What’s wrong with this? Why can’t Christmas be shaped to whatever we want it to be? Why does Christmas have to stay settled in its ancient roots? The celebration hasn’t, of course, remained firmly embedded in its historical religious origin and the result has been that the commemoration of Christ’s birth has grown increasingly, inane, materialistic and meaningless. Just go to your local mall a couple of weeks before Christmas and truly look at what’s around you. You can find almost anything to hang as an ornament on your Christmas tree: Poodles, race-cars, Darth Vader, even naked women are all available as adornments for it. Christmas cards illustrating the event of Christ’s birth are long gone. Now, it’s an image of a drunken Santa on the card, or a smirking cat in a red toque and scarf, or a golf cart hauling a bag of candy canes – anything but baby Jesus in a manger.
Yes, there are the trappings and traditions of the holiday that still provide some motivation for it – trees, classic movies, a big family meal (or two, or three), a few days off work, a whole lot of sentimentality, endless cycles of tedious Christmas music – but it’s become “sound and fury signifying nothing.” Doing Christmas requires a significant investment of time, energy and money, so the pay-off ought to be at least somewhat commensurate with the investment. But with the profundity of the holiday largely eliminated, and in its place just…whatever, well, the pay-off is often pretty dismal.
And so, more and more people are wondering why they should bother with Christmas at all. It’s just a chance for retailers to make a whole bunch of year-end money, they think. The entire “season” has become intensely mercenary, materialistic, consumerist. Especially in affluent nations, though, where people can obtain what they want pretty much all the time, a particularly concentrated session of consumerism is largely useless and, for many, kind of annoying – especially when doing so is disconnected from anything deeper than an impulse to get more things.

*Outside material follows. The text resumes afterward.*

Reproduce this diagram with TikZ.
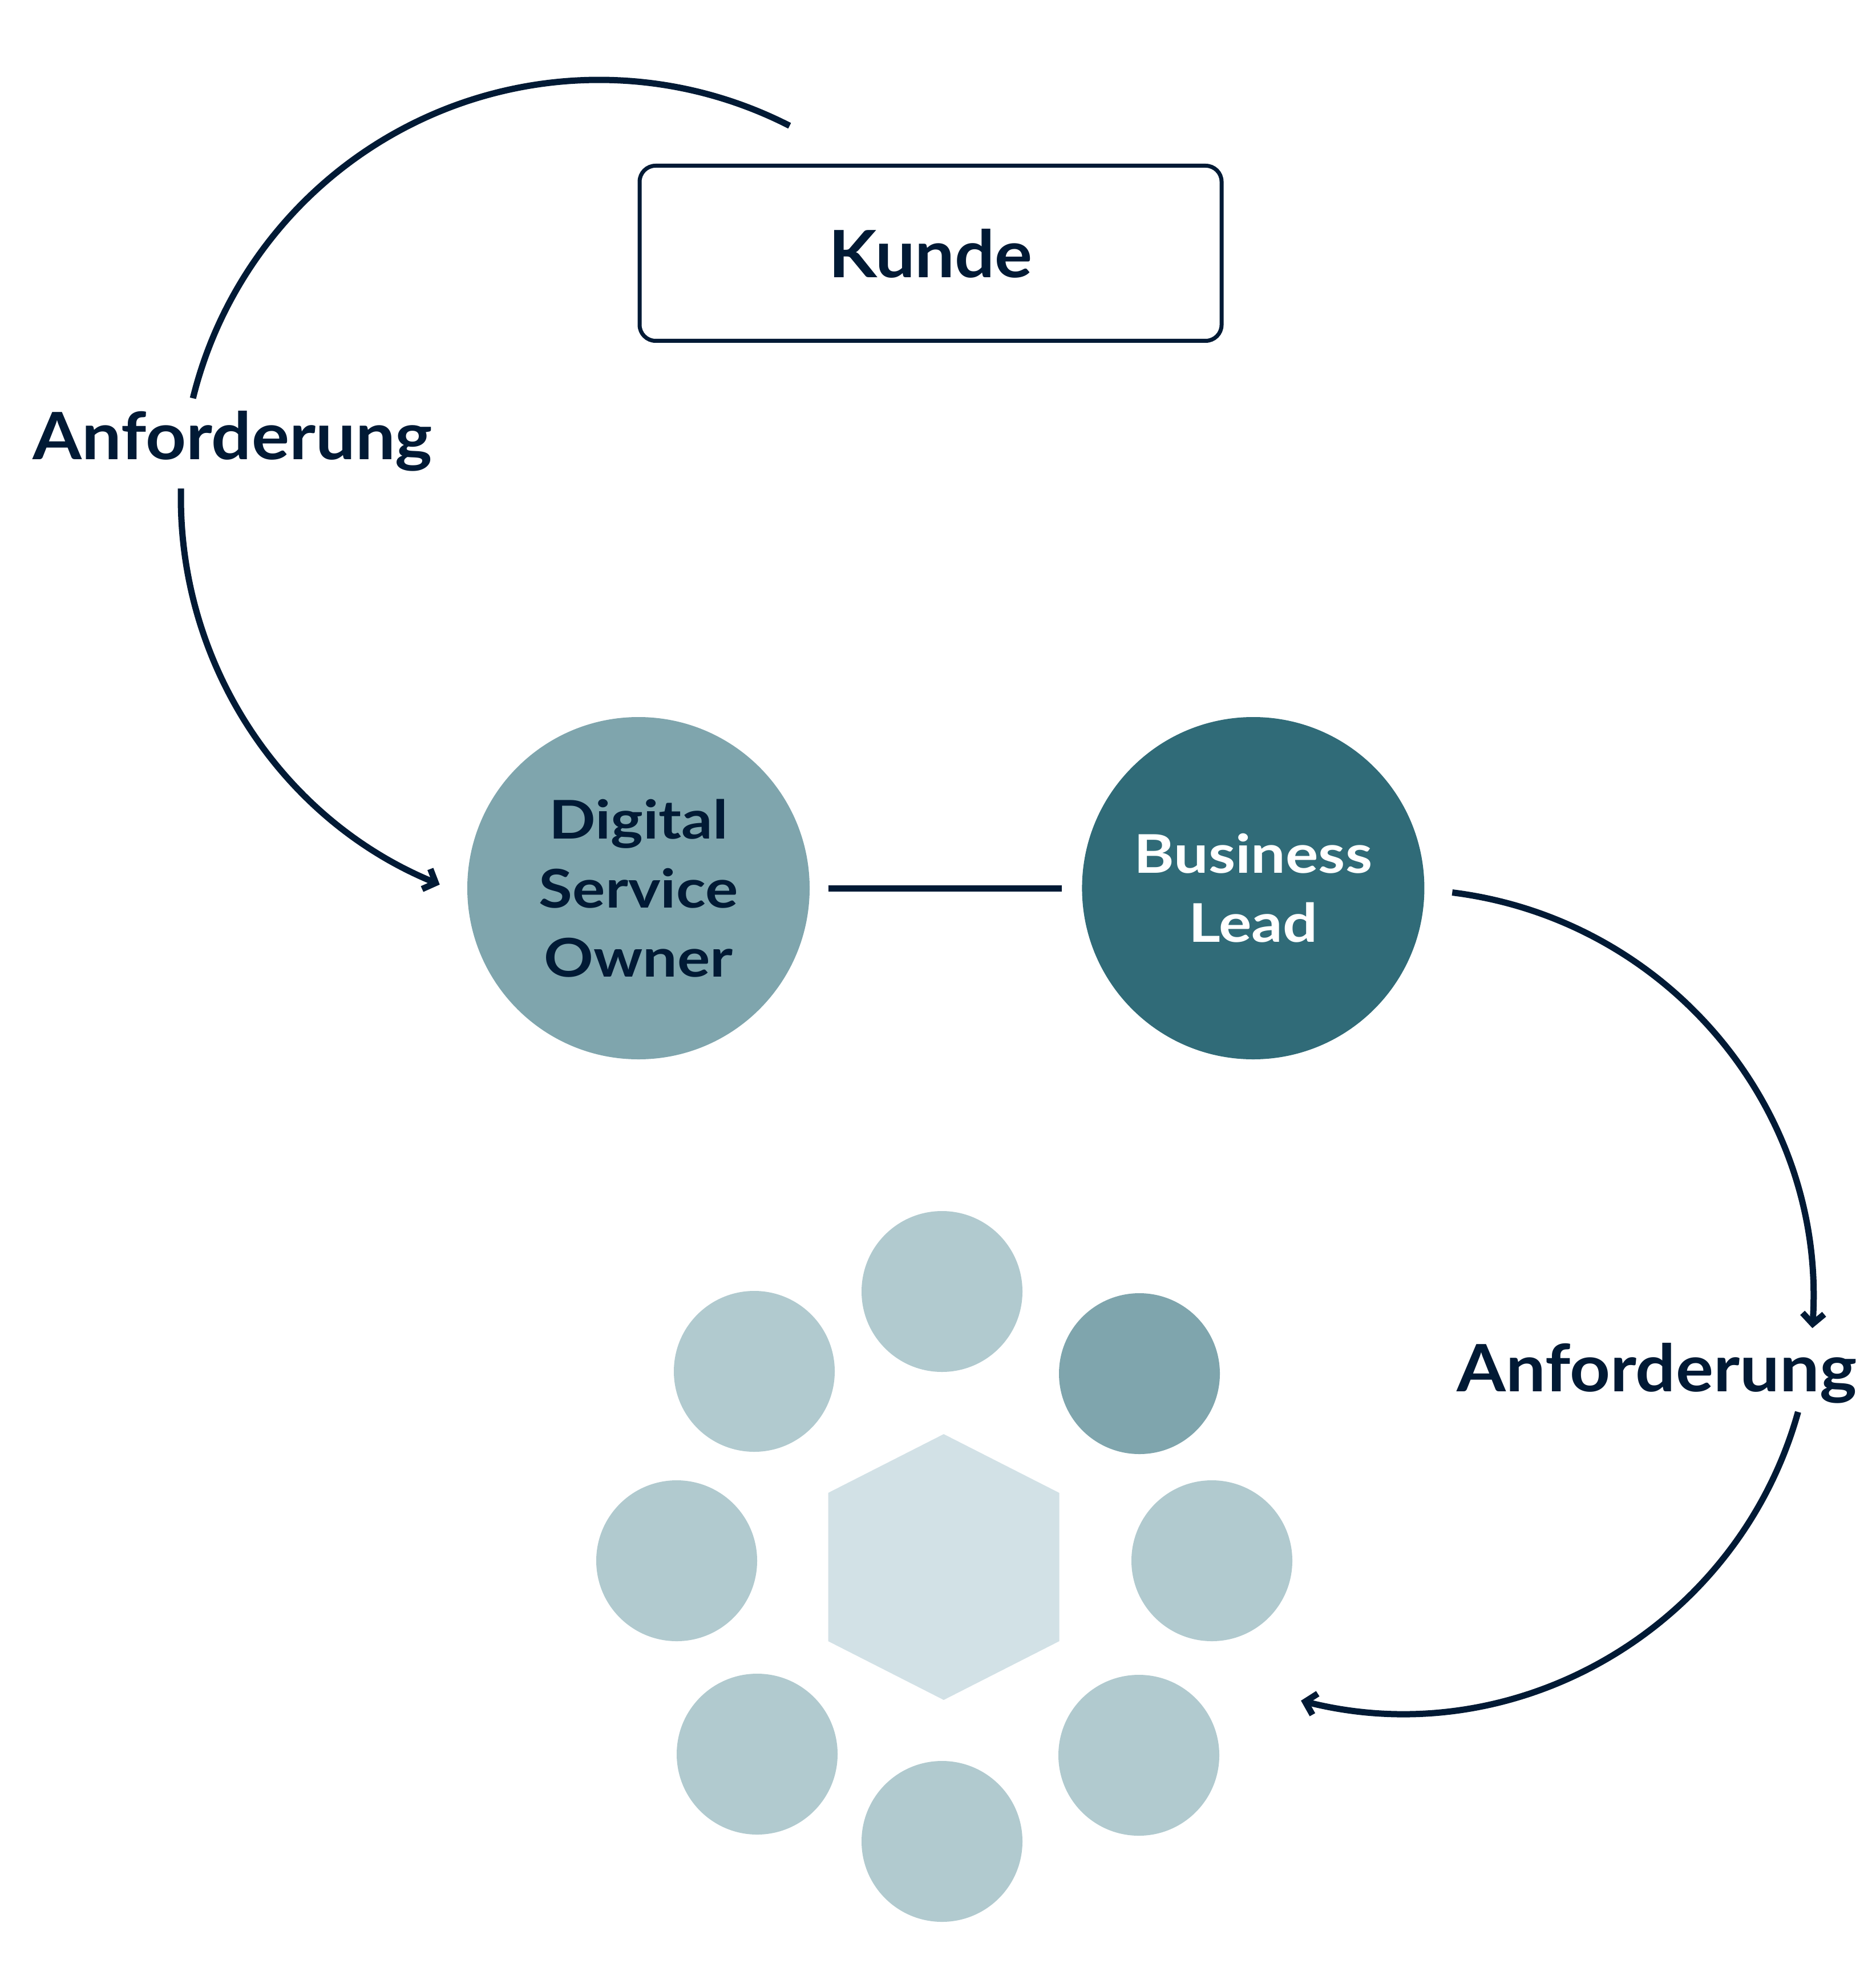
\documentclass[tikz,border=0pt]{standalone}
\usepackage{fontspec}
\setmainfont[FakeStretch=1.08]{Lato}
\newfontfamily\rolefont[FakeStretch=1.15]{Lato}
\definecolor{ink}{HTML}{011A35}
\definecolor{slate}{HTML}{7FA5AD}
\definecolor{petrol}{HTML}{306B78}
\definecolor{mist}{HTML}{B1CACF}
\definecolor{frost}{HTML}{D2E1E6}
\usetikzlibrary{arrows.meta, positioning}
\tikzset{
  box/.style={draw=ink, line width=0.7mm, rounded corners=2.8mm, fill=white, text=ink,
              minimum width=10.2cm, minimum height=3.07cm, font=\bfseries\fontsize{32.6}{39}\selectfont},
  role/.style={circle, minimum size=6cm, inner sep=0pt, align=center,
               font=\rolefont\bfseries\fontsize{26.6}{34.4}\selectfont},
  member/.style={circle, minimum size=2.82cm, inner sep=0pt},
  flow/.style={line width=1.1mm, color=ink},
  flowtip/.style={flow, -{Straight Barb[length=1.8mm, width=3.8mm]}},
  lbl/.style={font=\bfseries\fontsize{32.6}{39}\selectfont, text=ink, anchor=base},
}

\begin{document}
\begin{tikzpicture}
\useasboundingbox (0,0) rectangle (32.87,-34.85);
\node[box] (kunde) at (16.31,-4.44) {Kunde};
\node[role, fill=slate, text=ink] (dso) at (11.19,-15.57) {Digital\\Service\\Owner};
\node[role, fill=petrol, text=white, right=4.76cm of dso] (bl) {Business\\Lead};
\draw[flow, shorten <=3.2mm, shorten >=3.5mm] (dso) -- (bl);
% team around the hub
\coordinate (hub) at (16.54,-27.47);
\fill[frost, shift={(hub)}] (0,2.33) -- (2.025,1.30) -- (2.025,-1.30) -- (0,-2.33)
  -- (-2.025,-1.30) -- (-2.025,1.30) -- cycle;
\foreach \n/\x/\y/\c in {m1/16.51/-22.64/mist, m2/19.97/-24.08/slate, m3/21.24/-27.36/mist,
                         m4/19.96/-30.77/mist, m5/16.51/-32.28/mist, m6/13.27/-30.75/mist,
                         m7/11.86/-27.36/mist, m8/13.22/-24.04/mist}
  \node[member, fill=\c] (\n) at (\x,\y) {};
% requests
\coordinate (c1) at (10.50,-8.73);
\coordinate (c2) at (24.56,-22.81);
\coordinate (ask1) at ([shift={(62.9:7.33)}]c1);
\coordinate (ask2) at ([shift={(178.7:7.33)}]c1);
\coordinate (ask3) at ([shift={(82.9:7.22)}]c2);
\coordinate (ask4) at ([shift={(-15.6:7.22)}]c2);
\draw[flow] (ask1) arc[start angle=62.9, end angle=166.2, radius=7.33];
\draw[flowtip] (ask2) arc[start angle=178.7, end angle=247.6, radius=7.33];
\draw[flowtip] (ask3) arc[start angle=82.9, end angle=-3.75, radius=7.22];
\draw[flowtip] (ask4) arc[start angle=-15.6, end angle=-104.1, radius=7.22];
\node[lbl] (req1) at (4.08,-8.06) {Anforderung};
\node[lbl] (req2) at (29.04,-24.39) {Anforderung};
\end{tikzpicture}
\end{document}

Who likes feeling manipulated into making expensive “holiday purchases” just because past generations thought it was important to buy gifts at Christmas, or pressured to do so by some vague “spirit of the season”? Maybe at one time a religious dimension to the holiday justified buying gifts and provided the spirit in which they were given, but now that all that stuff is gone, what’s the fuss about? In an affluent nation, buying can happen any day of the year – and does. What’s so special, then, about Christmas? Well, nothing, actually, if Christmas is just about getting more stuff.
Let’s make our own meaning, then; let’s work up our own sense of profundity and importance for Christmas (we won’t call it Christmas, though). We’ll install new, arcane rituals into the holiday, arbitrarily choosing to make Nature, or Life, or Family, or Peace (or all of them together) the Main Thing(s) about it. Anything but Christ, the Saviour, our Immanuel.
There’ll be candles and sober proclamations about “meaningful things” and a lot of self-congratulation at the ingenuity and wisdom of forsaking the old, stupid Christian holiday for a new, modern, relevant one. Most importantly, the new holiday won’t get in the way of having a good time. Booze, music, food, sex – all the usual physical, sensual things humans crave will be made “sacred” by association to whatever “higher” ideas or virtues the new holiday enshrines. In this way, one can be entirely self-indulgent throughout the holiday but filled with a sense of one’s own nobility at the same time.